Aim of the exercise.
Return the material exactly, first line through the line containing "const saLevels = ['SA\u00a0", and nothing more. Pictures stay out.
>> Start Data
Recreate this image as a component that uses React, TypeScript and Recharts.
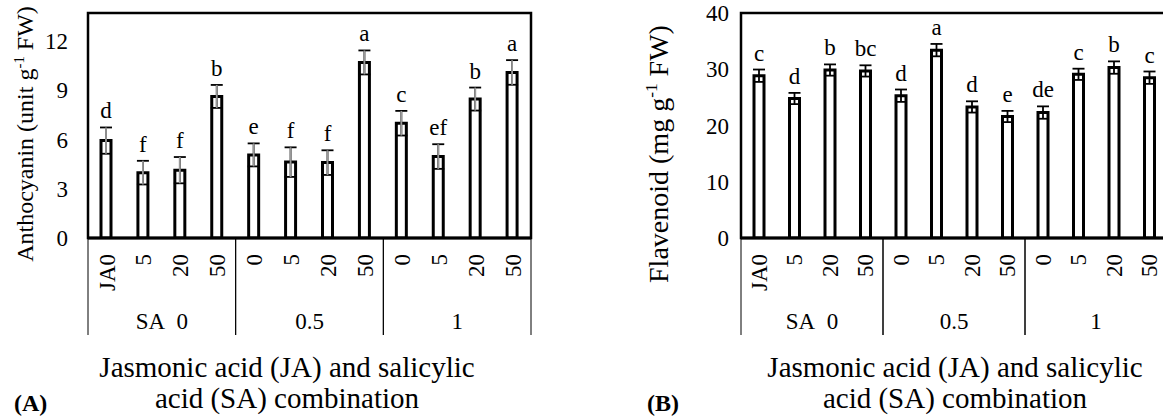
import React from 'react';
import {
  ComposedChart,
  Bar,
  ErrorBar,
  LabelList,
  XAxis,
  YAxis,
  ReferenceArea,
} from 'recharts';

const jaLevels = ['JA0', '5', '20', '50', '0', '5', '20', '50', '0', '5', '20', '50'];
const saLevels = ['SA\u00a0 0', 'SA\u00a0 0', 'SA\u00a0 0', 'SA\u00a0 0', '0.5', '0.5', '0.5', '0.5', '1', '1', '1', '1'];

const anthocyanin = [5.93, 3.98, 4.13, 8.62, 5.06, 4.62, 4.59, 10.69, 6.99, 4.96, 8.46, 10.08];
const anthocyaninErr = [0.8, 0.72, 0.8, 0.7, 0.7, 0.9, 0.75, 0.73, 0.75, 0.75, 0.7, 0.75];
const anthocyaninLetters = ['d', 'f', 'f', 'b', 'e', 'f', 'f', 'a', 'c', 'ef', 'b', 'a'];

const flavonoid = [28.85, 24.8, 29.86, 29.7, 25.3, 33.4, 23.3, 21.6, 22.3, 29.1, 30.3, 28.5];
const flavonoidErr = [1.1, 1.0, 1.0, 1.0, 1.1, 1.1, 1.0, 1.0, 1.1, 1.0, 1.1, 1.1];
const flavonoidLetters = ['c', 'd', 'b', 'bc', 'd', 'a', 'd', 'e', 'de', 'c', 'b', 'c'];

const anthocyaninTicks = [0, 3, 6, 9, 12];
const flavonoidTicks = [0, 10, 20, 30, 40];

const FONT = '"Liberation Serif", "Times New Roman", serif';

const buildRows = (values: number[], errs: number[], letters: string[]) =>
  values.map((v, i) => ({
    ja: jaLevels[i],
    sa: saLevels[i],
    value: v,
    err: errs[i],
    letter: letters[i],
  }));

const anthocyaninRows = buildRows(anthocyanin, anthocyaninErr, anthocyaninLetters);
const flavonoidRows = buildRows(flavonoid, flavonoidErr, flavonoidLetters);

// rotated JA tick
const JaTick = (props: any) => {
  const { x, y, payload } = props;
  const ty = y + 8;
  return (
    <text
      x={x}
      y={ty}
      transform={`rotate(-90, ${x}, ${ty})`}
      textAnchor="end"
      dy="0.35em"
      fontSize={23}
      fontFamily={FONT}
      fill="#000"
    >
      {payload.value}
    </text>
  );
};

// SA group tick with the separator lines
const SaTick = (props: any) => {
  const { x, y, payload } = props;
  const half = payload.offset || 0;
  return (
    <g>
      <line x1={x - half} x2={x - half} y1={y - 60} y2={y + 37} stroke="#000" strokeWidth={1} />
      <line x1={x + half} x2={x + half} y1={y - 60} y2={y + 37} stroke="#000" strokeWidth={1} />
      <text x={x} y={y + 31} textAnchor="middle" fontSize={23} fontFamily={FONT} fill="#000">
        {payload.value}
      </text>
    </g>
  );
};

const makeLetter = (rows: any[], gap: number) => (props: any) => {
  const { x, y, width, height, index } = props;
  const row = rows[index];
  const perUnit = height / row.value;
  const capY = y - row.err * perUnit;
  return (
    <text
      x={x + width / 2}
      y={capY - gap}
      textAnchor="middle"
      fontSize={23}
      fontFamily={FONT}
      fill="#000"
    >
      {row.letter}
    </text>
  );
};

const YTitle = ({ x, cy, name, size }: { x: number; cy: number; name: string; size: number }) => (
  <text
    x={x}
    y={cy}
    transform={`rotate(-90, ${x}, ${cy})`}
    textAnchor="middle"
    dy="0.35em"
    fontSize={size}
    fontFamily={FONT}
    fill="#000"
  >
    {name} (
    <tspan>{name === 'Anthocyanin' ? 'unit' : 'mg'} g</tspan>
    <tspan dy={-size * 0.38} fontSize={size * 0.62}>-1</tspan>
    <tspan dy={size * 0.38}> FW)</tspan>
  </text>
);

const XTitle = ({ cx, tag, tagX }: { cx: number; tag: string; tagX: number }) => (
  <svg width={1163} height={417} style={{ position: 'absolute', left: 0, top: 0, pointerEvents: 'none' }}>
    <text x={cx} y={377} textAnchor="middle" fontSize={29} fontFamily={FONT} fill="#000">
      Jasmonic acid (JA) and salicylic
    </text>
    <text x={cx} y={408} textAnchor="middle" fontSize={29} fontFamily={FONT} fill="#000">
      acid (SA) combination
    </text>
    <text x={tagX} y={411} fontSize={24} fontWeight="bold" fontFamily={FONT} fill="#000">
      {tag}
    </text>
  </svg>
);

const Panel = ({
  rows,
  width,
  yWidth,
  right,
  max,
  ticks,
  tickMargin,
  name,
  titleX,
  titleY,
  titleSize,
  errColor,
}: any) => (
  <ComposedChart
    width={width}
    height={417}
    data={rows}
    margin={{ top: 13, right, left: 0, bottom: 79 }}
    barCategoryGap="32%"
  >
    <ReferenceArea y1={0} y2={max} fill="none" stroke="#000" strokeWidth={2.5} ifOverflow="visible" />
    <XAxis
      dataKey="ja"
      height={60}
      tickLine={false}
      axisLine={{ stroke: '#000', strokeWidth: 3 }}
      interval={0}
      tick={<JaTick />}
    />
    <XAxis
      xAxisId="sa"
      dataKey="sa"
      allowDuplicatedCategory={false}
      height={40}
      tickLine={false}
      axisLine={false}
      tickSize={0}
      tickMargin={0}
      interval={0}
      tick={<SaTick />}
    />
    <YAxis
      width={yWidth}
      domain={[0, max]}
      ticks={ticks}
      allowDataOverflow
      axisLine={false}
      tickLine={false}
      tickMargin={tickMargin}
      tick={{ fontSize: 23, fontFamily: FONT, fill: '#000' }}
      label={{ content: () => <YTitle x={titleX} cy={titleY} name={name} size={titleSize} /> }}
    />
    <Bar dataKey="value" barSize={10} fill="#fff" stroke="#000" strokeWidth={3} isAnimationActive={false}>
      <ErrorBar dataKey="err" width={6} stroke="#000" strokeWidth={1.8} direction="y" />
      {errColor !== '#000' && (
        <ErrorBar dataKey="err" width={0} stroke={errColor} strokeWidth={1.8} direction="y" />
      )}
      <LabelList dataKey="letter" content={makeLetter(rows, 9)} />
    </Bar>
  </ComposedChart>
);

export default function App() {
  return (
    <div
      style={{
        position: 'absolute',
        left: 0,
        top: 0,
        width: 1163,
        height: 417,
        overflow: 'hidden',
        background: '#fff',
      }}
    >
      <div style={{ position: 'absolute', left: 0, top: 0 }}>
        <Panel
          rows={anthocyaninRows}
          width={560}
          yWidth={88}
          right={29}
          max={13.7}
          ticks={anthocyaninTicks}
          tickMargin={14}
          name="Anthocyanin"
          titleX={25}
          titleY={134}
          titleSize={24}
          errColor="#999"
        />
      </div>
      <div style={{ position: 'absolute', left: 580, top: 0 }}>
        <Panel
          rows={flavonoidRows}
          width={600}
          yWidth={161}
          right={13}
          max={40}
          ticks={flavonoidTicks}
          tickMargin={6}
          name="Flavenoid"
          titleX={78}
          titleY={154}
          titleSize={28}
          errColor="#000"
        />
      </div>
      <XTitle cx={287} tag="(A)" tagX={14} />
      <XTitle cx={955} tag="(B)" tagX={647} />
    </div>
  );
}
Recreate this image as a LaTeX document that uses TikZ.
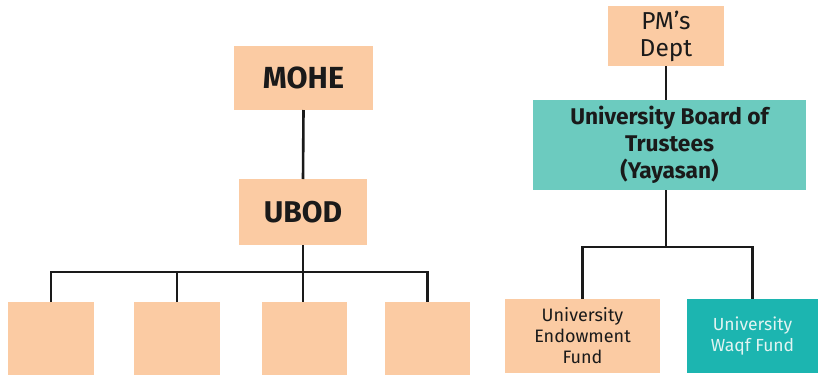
>> End Data
Output for this task.
Recreate this image as a component that uses React, TypeScript and Recharts.
import React from 'react';
import {
  ComposedChart,
  Bar,
  ErrorBar,
  LabelList,
  XAxis,
  YAxis,
  ReferenceArea,
} from 'recharts';

const jaLevels = ['JA0', '5', '20', '50', '0', '5', '20', '50', '0', '5', '20', '50'];
const saLevels = ['SA\u00a0 0', 'SA\u00a0 0', 'SA\u00a0 0', 'SA\u00a0 0', '0.5', '0.5', '0.5', '0.5', '1', '1', '1', '1'];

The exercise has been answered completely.